Jimmie is about 5 feet 5, but after three shots of gin he fancies himself "a real Dr. J."
The kids say they feel trapped. Hopeless. Locked into a time warp of despair and poverty which seemingly has no end. Each of them, in his own way, has found an escape through drink, and the unlucky slowly start preferring an alcohol-induced haze to real life.
They laugh, nudge each other, and brag a little as they tell tales of who drank how much of what, who passed out, who got sick and who got laid.
None sees drinking as a problem.
"Alcoholic," Keith repeats through his laughter. "Not likely I'll turn into an alcoholic unless I wake up tomorrow and find out that I'm a white lawyer uptown or something."

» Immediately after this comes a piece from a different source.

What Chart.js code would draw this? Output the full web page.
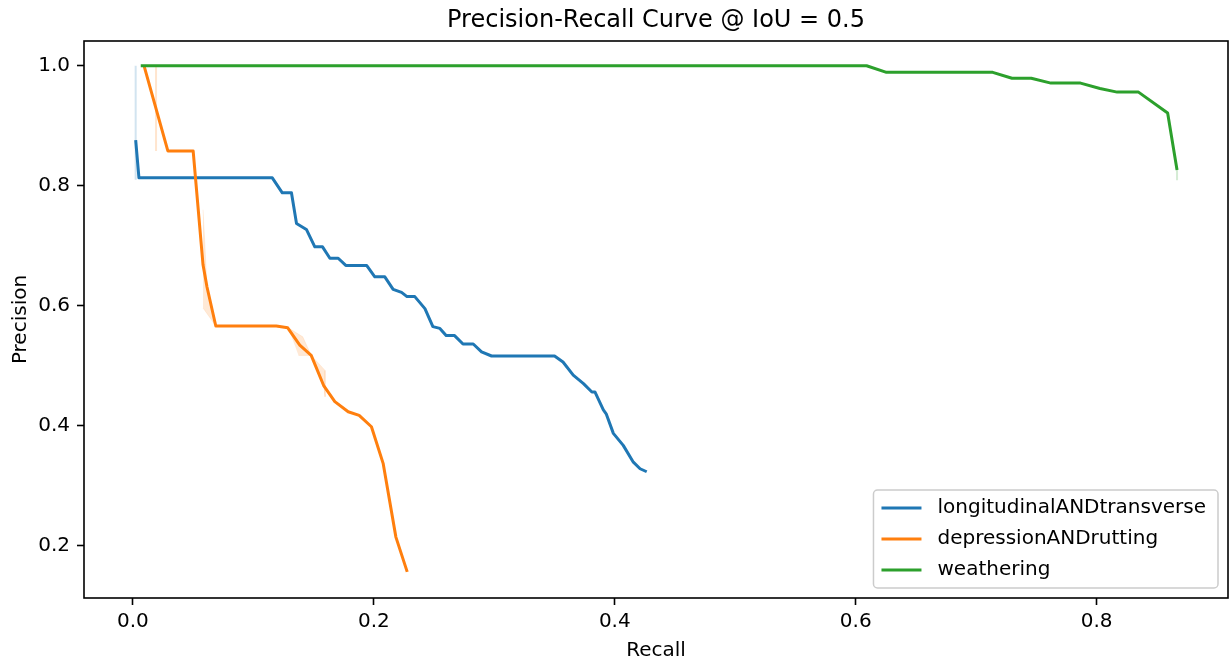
<!DOCTYPE html>
<html>
<head>
<meta charset="utf-8">
<script src="https://cdn.jsdelivr.net/npm/chart.js@4"></script>
<style>
  body { margin: 0; background: #fff; }
</style>
</head>
<body>
<canvas id="chartPR" width="1231" height="661"></canvas>
<script>
// values
const xTicks = [0.0, 0.2, 0.4, 0.6, 0.8];
const yTicks = [0.2, 0.4, 0.6, 0.8, 1.0];

const longRecall = [0.0023, 0.0050, 0.1157, 0.1240, 0.1316, 0.1358, 0.1440, 0.1510, 0.1574, 0.1635, 0.1704, 0.1767, 0.1940, 0.2008, 0.2091, 0.2160, 0.2230, 0.2275, 0.2340, 0.2424, 0.2490, 0.2548, 0.2600, 0.2670, 0.2740, 0.2825, 0.2894, 0.2977, 0.3500, 0.3570, 0.3655, 0.3740, 0.3810, 0.3835, 0.3905, 0.3930, 0.3988, 0.4070, 0.4154, 0.4210, 0.4265];
const longPrecision = [0.876, 0.813, 0.813, 0.788, 0.788, 0.737, 0.727, 0.698, 0.698, 0.679, 0.679, 0.667, 0.667, 0.648, 0.648, 0.627, 0.622, 0.615, 0.615, 0.595, 0.565, 0.562, 0.550, 0.550, 0.536, 0.536, 0.523, 0.516, 0.516, 0.506, 0.484, 0.470, 0.456, 0.456, 0.426, 0.419, 0.387, 0.367, 0.339, 0.328, 0.323];

const deprRecall = [0.0092, 0.0290, 0.0500, 0.0582, 0.0615, 0.0688, 0.1190, 0.1285, 0.1385, 0.1480, 0.1585, 0.1676, 0.1787, 0.1878, 0.1980, 0.2077, 0.2183, 0.2277];
const deprPrecision = [1.000, 0.858, 0.858, 0.668, 0.631, 0.566, 0.566, 0.563, 0.534, 0.517, 0.466, 0.440, 0.423, 0.417, 0.398, 0.337, 0.214, 0.156];

const weathRecall = [0.0065, 0.6090, 0.6255, 0.7137, 0.7297, 0.7457, 0.7620, 0.7866, 0.8027, 0.8170, 0.8347, 0.8589, 0.8667];
const weathPrecision = [1.000, 1.000, 0.989, 0.989, 0.979, 0.979, 0.971, 0.971, 0.962, 0.956, 0.956, 0.921, 0.826];

// faint spread around the curves
const longBandX = [0.0023, 0.0023];
const longBandY = [1.000, 0.810];
const deprBand1X = [0.0192, 0.0192];
const deprBand1Y = [0.998, 0.858];
const deprBand2X = [0.0582, 0.0598, 0.0615, 0.0688, 0.0582];
const deprBand2Y = [0.760, 0.700, 0.631, 0.566, 0.596];
const deprBand3X = [0.1290, 0.1410, 0.1480, 0.1375];
const deprBand3Y = [0.563, 0.548, 0.517, 0.517];
const deprBand4X = [0.1480, 0.1595, 0.1595, 0.1585];
const deprBand4Y = [0.517, 0.492, 0.448, 0.466];
const weathBandX = [0.8667, 0.8667];
const weathBandY = [0.830, 0.809];

const BLUE = '#1f77b4', ORANGE = '#ff7f0e', GREEN = '#2ca02c';

function pts(xs, ys) {
  return xs.map((x, i) => ({ x: x, y: ys[i] }));
}

function curve(label, xs, ys, color, order) {
  return {
    label: label, data: pts(xs, ys), borderColor: color, backgroundColor: color,
    borderWidth: 3, pointRadius: 0, tension: 0, borderJoinStyle: 'round',
    order: order, inLegend: true
  };
}

function band(xs, ys, color, shape) {
  return {
    label: '', data: pts(xs, ys), borderColor: color + '33', backgroundColor: color + '2b',
    borderWidth: shape ? 0.5 : 2, pointRadius: 0, tension: 0,
    fill: shape ? 'shape' : false, order: 10, inLegend: false
  };
}

const spines = {
  id: 'spines',
  afterDraw(chart) {
    const { ctx, chartArea: a } = chart;
    ctx.save();
    ctx.strokeStyle = '#000';
    ctx.lineWidth = 1.6;
    ctx.strokeRect(a.left, a.top, a.right - a.left, a.bottom - a.top);
    ctx.restore();
  }
};

const legendBox = {
  id: 'legendBox',
  afterDraw(chart) {
    const { ctx, chartArea: a } = chart;
    const items = chart.data.datasets.filter(d => d.inLegend);
    const fs = 20;
    ctx.save();
    ctx.font = fs + 'px "DejaVu Sans"';
    const textW = Math.max(...items.map(d => ctx.measureText(d.label).width));
    const pad = 0.4 * fs, handle = 2 * fs, gap = 0.8 * fs, rowH = 31;
    const w = pad * 2 + handle + gap + textW + 4;
    const h = pad * 2 + rowH * items.length - 11;
    const right = a.right - 10, bottom = a.bottom - 10;
    const left = right - w, top = bottom - h;
    ctx.beginPath();
    ctx.roundRect(left, top, w, h, 4);
    ctx.fillStyle = 'rgba(255,255,255,0.8)';
    ctx.fill();
    ctx.strokeStyle = '#cccccc';
    ctx.lineWidth = 1.5;
    ctx.stroke();
    items.forEach((d, i) => {
      const y = top + pad + 10 + i * rowH;
      ctx.beginPath();
      ctx.moveTo(left + pad, y);
      ctx.lineTo(left + pad + handle, y);
      ctx.strokeStyle = d.borderColor;
      ctx.lineWidth = 3;
      ctx.stroke();
      ctx.fillStyle = '#000';
      ctx.textBaseline = 'middle';
      ctx.fillText(d.label, left + pad + handle + gap, y);
    });
    ctx.restore();
  }
};

Chart.defaults.font.family = '"DejaVu Sans", sans-serif';
Chart.defaults.color = '#000';

const ctx = document.getElementById('chartPR');

new Chart(ctx, {
  type: 'line',
  data: {
    datasets: [
      curve('longitudinalANDtransverse', longRecall, longPrecision, BLUE, 3),
      curve('depressionANDrutting', deprRecall, deprPrecision, ORANGE, 2),
      curve('weathering', weathRecall, weathPrecision, GREEN, 1),
      band(longBandX, longBandY, BLUE, false),
      band(deprBand1X, deprBand1Y, ORANGE, false),
      band(deprBand2X, deprBand2Y, ORANGE, true),
      band(deprBand3X, deprBand3Y, ORANGE, true),
      band(deprBand4X, deprBand4Y, ORANGE, true),
      band(weathBandX, weathBandY, GREEN, false)
    ]
  },
  options: {
    responsive: false,
    animation: false,
    layout: { padding: { left: 0, right: 3, top: 0, bottom: 0 } },
    plugins: {
      legend: { display: false },
      tooltip: { enabled: false },
      title: {
        display: true,
        text: 'Precision-Recall Curve @ IoU = 0.5',
        fullSize: false,
        font: { size: 24, weight: 'normal' },
        padding: { top: 6, bottom: 6.2 }
      }
    },
    scales: {
      x: {
        type: 'linear',
        min: -0.0406,
        max: 0.909,
        afterBuildTicks: s => { s.ticks = xTicks.map(v => ({ value: v })); },
        afterFit: s => { s.height = 63; },
        ticks: { font: { size: 20 }, padding: 5, maxRotation: 0, callback: v => v.toFixed(1) },
        grid: { drawOnChartArea: false, tickLength: 7, tickWidth: 1.6, tickColor: '#000' },
        border: { display: false },
        title: { display: true, text: 'Recall', font: { size: 20, lineHeight: 1.0 }, padding: { top: 0, bottom: 0 } }
      },
      y: {
        type: 'linear',
        min: 0.1125,
        max: 1.0412,
        afterBuildTicks: s => { s.ticks = yTicks.map(v => ({ value: v })); },
        afterFit: s => { s.width = 84; },
        ticks: { font: { size: 20 }, padding: 7, callback: v => v.toFixed(1) },
        grid: { drawOnChartArea: false, tickLength: 7, tickWidth: 1.6, tickColor: '#000' },
        border: { display: false },
        title: { display: true, text: 'Precision', font: { size: 20 }, padding: { top: 9, bottom: 0 } }
      }
    }
  },
  plugins: [spines, legendBox]
});
</script>
</body>
</html>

His drinking buddies are highly amused by the remark, and a loud burst of laughter follows.
A school guidance counselor explains their attitude. "They don't view drinking as a problem," she says, "because society doesn't present it to them that way.
"I couldn't tell you exactly how many kids miss school because they're too drunk or too hung over, but I'm sure the numbers are great . . .
"The problem with other drugs, pot, pills, is worse. Those are the things that they'll do right here in school. I've called parents whose kids were caught drinking and they've said, 'Oh thank God he isn't smoking pot at least."
"You see, as long as alcohol isn't regarded as a drug, as long as it's legal and the parents use it, how are you going to tell these children that it could destroy them?"
Back on the corner, they are all buying drinks for Keith, whose 29-year-old cousin died two days before. Keith says his cousin was like an older brother, and had made him feel better about not having a father. Keith's mother was single when he was born, and never told him who his dad was.
Ironically, Keith's cousin had died of cirrhosis.
Keith is cloaked in the kind of jumpiness that doctors say often accompanies serious depression. His friends all think he'll be all right if he just keeps drinking. He isn't so sure, but he blindly accepts the liquor as it comes his way. No one wants a turn at gin that's being passed around, so he holds onto it, pouring some into a half-full bottle of 7-Up.
He rationalizes his drinking to a buystander slowly, in slurred speech.
"I have to go to the funeral home tonight and look at something I don't want to see. Have to be tough, This'll help me get in shape."
Barely able to support himself against the dirty brick wall, he closes his eyes, leans back, and takes another drink.